Adding streaming itself is also not particularly difficult either; many places do just fine with a laptop connected to both the scoring network and the greater Internet, a GoPro on a stand, and 10 minutes in OBS – many regions actually stream their league meets as a result.
Yah. This would be what it looks like. pretty similar from what VEX Field Control had.
The only drawback would be requirement to use a device with BOTH wireless and LAN ethernet for DS such as REV Driver Hub or USB ethernet adapter on phone setup.
An appliance, like a newer Driver Hub, could simply be a hardware extension of my proposed RPi5-based DS image. Basically, take an RPi5 (or maybe CM5), put in a case with a small touchscreen (like the Rev DH today), and run the official DS image. Doing so can actually increase what’s in common between FRC and FTC, and open the door for multiple DH-like solutions from different vendors, all built around the common core components of a Pi5/CM5 and official pre-built DS image.
I don’t want FTC to allow diverse solutions to event-critical technology like driver stations.
From a program perspective, I want the core event controls to be operable and troubleshootable by a highschooler. An entire FTC league event should only require approximately two mature adults for YPP - all technical responsibilities should be able to be run by highschool or otherwise non-expert volunteers. Diverse driverstations runs counter to that vision.
That’s a program I can use my existing resources to expand in my community.
I haven’t seen anything that says that. For all we know (and what I assume) is that FIRST is paying a license to put some certain limelight software on the new controller so it’s plug and play.
I’m not sure if you missed the main point, or if we just have notably different opinions. My main point was that if you come up with a single Driver Station software image based on a RPi5 hardware platform, you could either go the route of connecting to RPi5 to a nice monitor, controllers, keyboard, etc., or you could have a dedicated, portable hardware device like a Driver Hub. It would be the same image, though, as it’s essentially running the same hardware and operating system, just in different form factors.
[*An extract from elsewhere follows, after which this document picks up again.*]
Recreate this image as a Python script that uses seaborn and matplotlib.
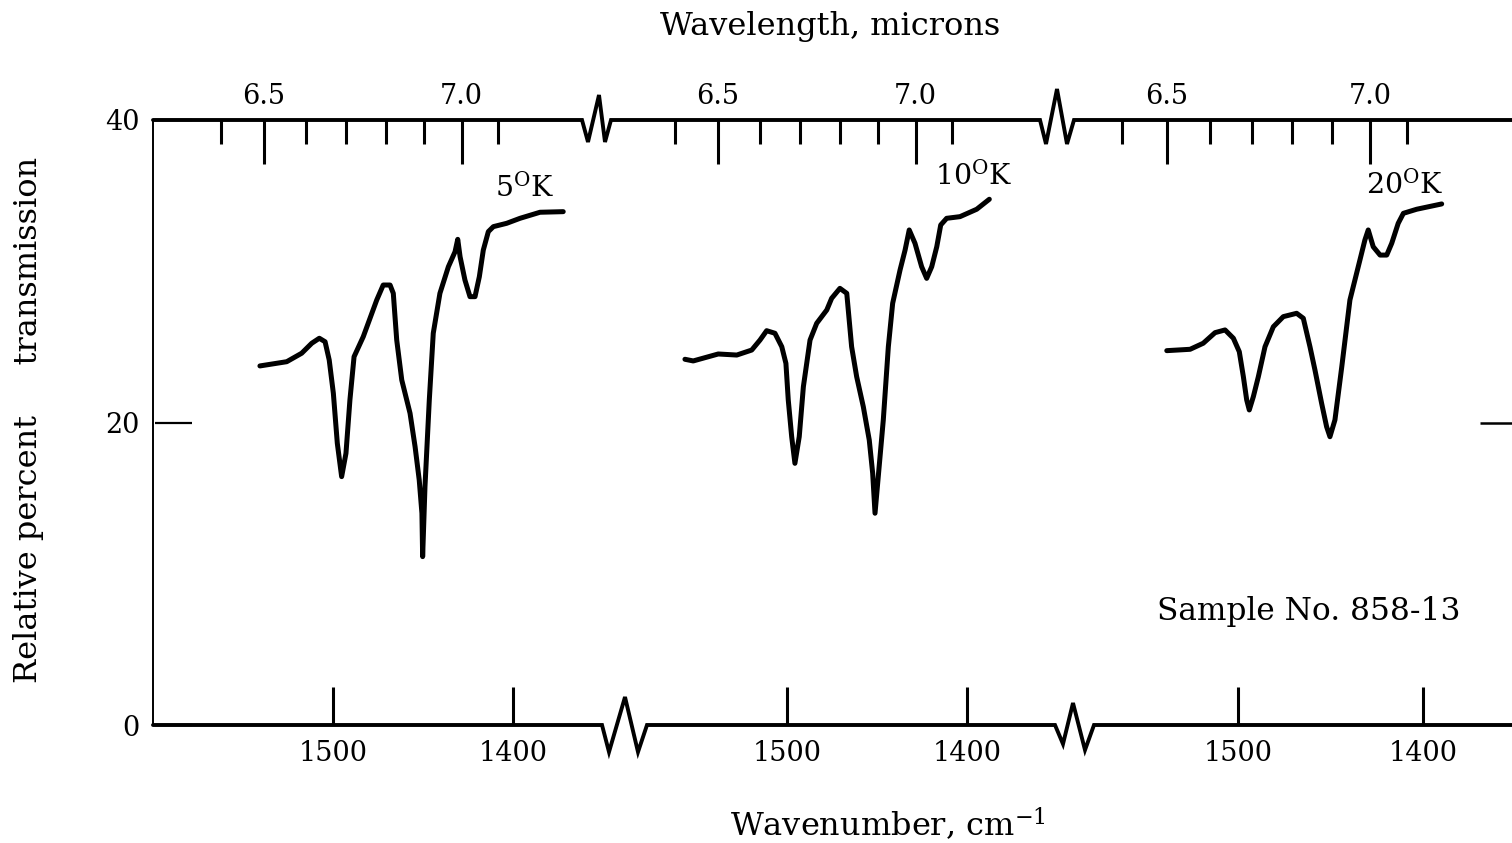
import numpy as np
import pandas as pd
import matplotlib
matplotlib.use("Agg")
import matplotlib.pyplot as plt
import seaborn as sns

# ---------------- data ----------------
wn_5K = [1540.6, 1525.7, 1517.4, 1511.8, 1507.6, 1504.4, 1502.1, 1499.8, 1497.6, 1495.2,
         1492.8, 1490.6, 1488.3, 1483.2, 1475.7, 1472.1, 1468.3, 1466.5, 1464.6, 1461.8,
         1457.2, 1454.4, 1452.1, 1450.6, 1450.2, 1448.9, 1446.5, 1444.3, 1440.6, 1435.9,
         1432.2, 1430.7, 1429.4, 1426.7, 1423.9, 1421.1, 1418.7, 1416.5, 1413.7, 1410.9,
         1403.5, 1396.1, 1385.0, 1372.1]
tr_5K = [23.74, 24.02, 24.58, 25.24, 25.57, 25.34, 24.13, 21.93, 18.62, 16.42,
         17.96, 21.49, 24.35, 25.67, 28.10, 29.09, 29.09, 28.54, 25.45, 22.81,
         20.61, 18.40, 16.20, 14.00, 11.13, 15.76, 21.49, 25.90, 28.54, 30.30,
         31.29, 32.11, 30.96, 29.42, 28.32, 28.32, 29.64, 31.40, 32.62, 32.95,
         33.17, 33.50, 33.90, 33.94]

wn_10K = [1556.7, 1552.1, 1538.2, 1527.9, 1519.6, 1515.0, 1511.3, 1506.7, 1502.9, 1500.6,
          1499.3, 1497.4, 1495.6, 1493.2, 1490.9, 1487.2, 1483.5, 1477.9, 1475.2, 1470.6,
          1466.8, 1464.1, 1461.3, 1457.6, 1454.3, 1452.4, 1451.1, 1449.3, 1446.5, 1443.7,
          1441.3, 1437.2, 1434.4, 1432.1, 1428.9, 1425.2, 1422.4, 1419.6, 1416.8, 1414.6,
          1411.3, 1403.9, 1394.6, 1387.6]
tr_10K = [24.18, 24.07, 24.53, 24.46, 24.79, 25.45, 26.07, 25.90, 25.01, 23.91,
          21.49, 19.06, 17.30, 19.06, 22.37, 25.45, 26.56, 27.44, 28.21, 28.87,
          28.54, 25.01, 23.03, 21.04, 18.84, 16.64, 14.00, 16.42, 20.17, 25.01,
          27.88, 30.08, 31.40, 32.73, 31.85, 30.30, 29.53, 30.30, 31.62, 33.06,
          33.50, 33.61, 34.10, 34.76]

wn_20K = [1538.5, 1525.9, 1518.8, 1512.4, 1507.0, 1502.5, 1499.3, 1497.1, 1495.3, 1493.9,
          1491.7, 1489.0, 1485.4, 1480.9, 1475.5, 1468.3, 1464.7, 1461.1, 1458.4, 1454.8,
          1452.1, 1450.3, 1447.6, 1443.9, 1439.5, 1434.1, 1431.4, 1429.6, 1426.9, 1423.2,
          1419.6, 1416.9, 1413.4, 1410.6, 1403.4, 1389.9]
tr_20K = [24.75, 24.84, 25.24, 25.94, 26.12, 25.57, 24.68, 23.03, 21.49, 20.83,
          21.71, 23.03, 25.01, 26.33, 27.00, 27.22, 26.89, 25.01, 23.47, 21.27,
          19.72, 19.06, 20.17, 23.69, 28.10, 30.74, 32.07, 32.73, 31.62, 31.07,
          31.07, 31.85, 33.17, 33.83, 34.10, 34.45]

temp_labels = ["5$^{\\mathrm{O}}$K", "10$^{\\mathrm{O}}$K", "20$^{\\mathrm{O}}$K"]
wn_ticks = [1500, 1400]
wl_major = [6.5, 7.0]
wl_minor = [6.4, 6.6, 6.7, 6.8, 6.9, 7.1]
y_ticks = [0, 20, 40]
sample_text = "Sample No. 858-13"

# ---------------- style ----------------
sns.set_theme(style="white")
plt.rcParams["font.family"] = ["DejaVu Serif"]
plt.rcParams["mathtext.fontset"] = "dejavuserif"
for k in ["text.color", "axes.labelcolor", "xtick.color", "ytick.color", "axes.edgecolor"]:
    plt.rcParams[k] = "black"

W, H = 1512, 843
fig = plt.figure(figsize=(W / 100, H / 100), dpi=100)
fig.patch.set_facecolor("white")

Y_TOP, Y_BOT = 120, 725
# (left px, right px, px of 1500 cm-1, px per cm-1)
panels = [(155, 610, 333, 1.80), (610, 1065, 787, 1.80), (1065, 1512, 1238, 1.85)]
series = [(wn_5K, tr_5K), (wn_10K, tr_10K), (wn_20K, tr_20K)]
label_pos = [(1410, 35.5), (1418, 36.3), (1431, 35.7)]

# overlay for broken axis frame lines
ov = fig.add_axes([0, 0, 1, 1])
ov.set_xlim(0, W)
ov.set_ylim(H, 0)
ov.axis("off")
ov.patch.set_alpha(0)
top_x = [153, 582, 588, 599, 605, 611, 1040, 1046, 1057, 1067, 1074, 1512]
top_y = [120, 120, 142, 95, 142, 120, 120, 144, 89, 144, 120, 120]
bot_x = [153, 602, 609, 625, 638, 647, 1055, 1063, 1073, 1085, 1094, 1512]
bot_y = [725, 725, 752, 697, 752, 725, 725, 744, 703, 750, 725, 725]
ov.plot(top_x, top_y, color="black", lw=2.8, solid_joinstyle="miter")
ov.plot(bot_x, bot_y, color="black", lw=2.8, solid_joinstyle="miter")
ov.plot([153, 153], [120, 725], color="black", lw=1.4)

FS = 19.5
axes = []
for i, ((L, R, p15, s), (wx, ty)) in enumerate(zip(panels, series)):
    ax = fig.add_axes([L / W, (H - Y_BOT) / H, (R - L) / W, (Y_BOT - Y_TOP) / H])
    ax.patch.set_alpha(0)
    df = pd.DataFrame({"wn": wx, "T": ty})
    sns.lineplot(data=df, x="wn", y="T", sort=False, estimator=None, ax=ax,
                 color="black", lw=3.6, solid_capstyle="round", solid_joinstyle="round")
    ax.set_xlim(1500 + (p15 - L) / s, 1500 - (R - p15) / s)
    ax.set_ylim(0, 40)
    for sp in ax.spines.values():
        sp.set_visible(False)
    ax.set_xlabel("")
    ax.set_ylabel("")
    ax.set_xticks(wn_ticks)
    ax.set_xticklabels([str(t) for t in wn_ticks])
    ax.tick_params(axis="x", which="major", direction="in", length=27.5, width=2.2,
                   pad=11, labelsize=FS, colors="black", bottom=True)
    if i == 0:
        ax.set_yticks(y_ticks)
        ax.set_yticklabels([str(t) for t in y_ticks])
        ax.tick_params(axis="y", direction="in", length=26.5, width=1.6, pad=11,
                       labelsize=FS, left=True, right=False, colors="black")
    elif i == 2:
        ax.set_yticks([20])
        ax.tick_params(axis="y", direction="in", length=23, width=1.8, colors="black",
                       left=False, right=True, labelleft=False, labelright=False)
    else:
        ax.set_yticks([])

    sec = ax.secondary_xaxis("top", functions=(lambda x: 1e4 / x, lambda x: 1e4 / x))
    sec.set_xticks(wl_major)
    sec.set_xticklabels([f"{v:.1f}" for v in wl_major])
    sec.set_xticks(wl_minor, minor=True)
    for sp in sec.spines.values():
        sp.set_visible(False)
    sec.tick_params(axis="x", which="major", direction="in", length=31.5, width=2.2,
                    pad=7, labelsize=FS, top=True, colors="black")
    sec.tick_params(axis="x", which="minor", direction="in", length=17.5, width=2.2,
                    top=True, colors="black")

    lx, ly = label_pos[i]
    ax.text(lx, ly, temp_labels[i], ha="left", va="center", fontsize=20.5)
    axes.append(ax)

axes[2].text(1544, 7.5, sample_text, ha="left", va="center", fontsize=22.5)

fig.text(830 / W, 1 - 27 / H, "Wavelength, microns", ha="center", va="center", fontsize=23)
fig.text(888 / W, 1 - 825 / H, "Wavenumber, cm$^{-1}$", ha="center", va="center", fontsize=23)
fig.text(29 / W, 1 - 420 / H, "Relative percent     transmission", ha="center", va="center",
         rotation=90, fontsize=23)

fig.savefig("out.png", dpi=100, facecolor="white")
Personally, I believe in the power of the open market, and would like to see different vendors enabled to provide solutions around that common core infrastructure. Perhaps one chooses a higher resolution screen, another has better anti-glare coating, or one has some nice ergonomic touches, etc. But if you’d prefer, you could still have an “official” Driver Hub for certain use cases.
The main point was that you could reduce complexity by having an officially supported core platform, suggested to be based on Raspberry Pi 5 and Linux, rather than an “everything can and will go wrong / be different” generic Windows laptop support. The more we can get valuable volunteer hours working on innovative, helpful solutions, instead of troubleshooting oddball Windows issue, the better, at least in my book.
FTC has (edit: lol, see below, I thought Rev was the only legal one) a single hardware solution and shouldn’t be diversified. That’s what I thought we were talking about earlier?
FRC has a “good luck mate” windows laptop open specification. I’m totally on board with the hardware spec in FRC being no spec, because it’s an unlimited class (to borrow a motor racing term), with adults at each competition who expect to help teams with wild problems. Narrowing this to a set of proscribed RPi based hardware solutions doesn’t sound like an improvement to me, but opening the ds to run on Linux would be a nice to have.
(It’s a “nice to have” because the HID input situation for Linux is much, much worse than Windows as discussed earlier in the thread - so, the spec rpi might work with a spec gamepad, but as soon as teams bring other hardware, multiple joysticks, etc it all goes off the rails with esoteric Linux problems. Removing windows support is a nonstarter.)
Right now FTC has 7 hardware solutions (6 models of android phone and the REV driver hub).
I think what I’d be interested in is having a known compatible hardware solution like the driver hub but also be able to open up other options like a laptop for teams. Teams that are less savvy can use the known compatible hardware solution which is likely going to have more technical support at events and teams that are more experienced can do something more inline with what FRC is doing with the knowledge that there might be less technical support at events if you are using something else (kinda like using one of the less popular programming languages).
It’d be nice if we could use the laptop we are already using to program the robot to drive the robot.
There’s no guarantee the driver station stands are laptop-friendly either. I’ve only started volunteering at FTC events this year but as far as I know they aren’t standardized at all - I’ve seen four different types of stands at three different venues this year.
I’ve seen everything from folding stools to full tables to milwaukee packouts. I also wish this was a bit more standardized. *Looks at those AndyMark FTC driver tables *
There is a minimum of 18" from the FTC field wall to the driver station per the field setup guide. The FRC maximum operator console depth is 14". I imagine any laptop an FRC team was using would also be able to fit in the area between the field and the drivers even if it has to reside on the floor.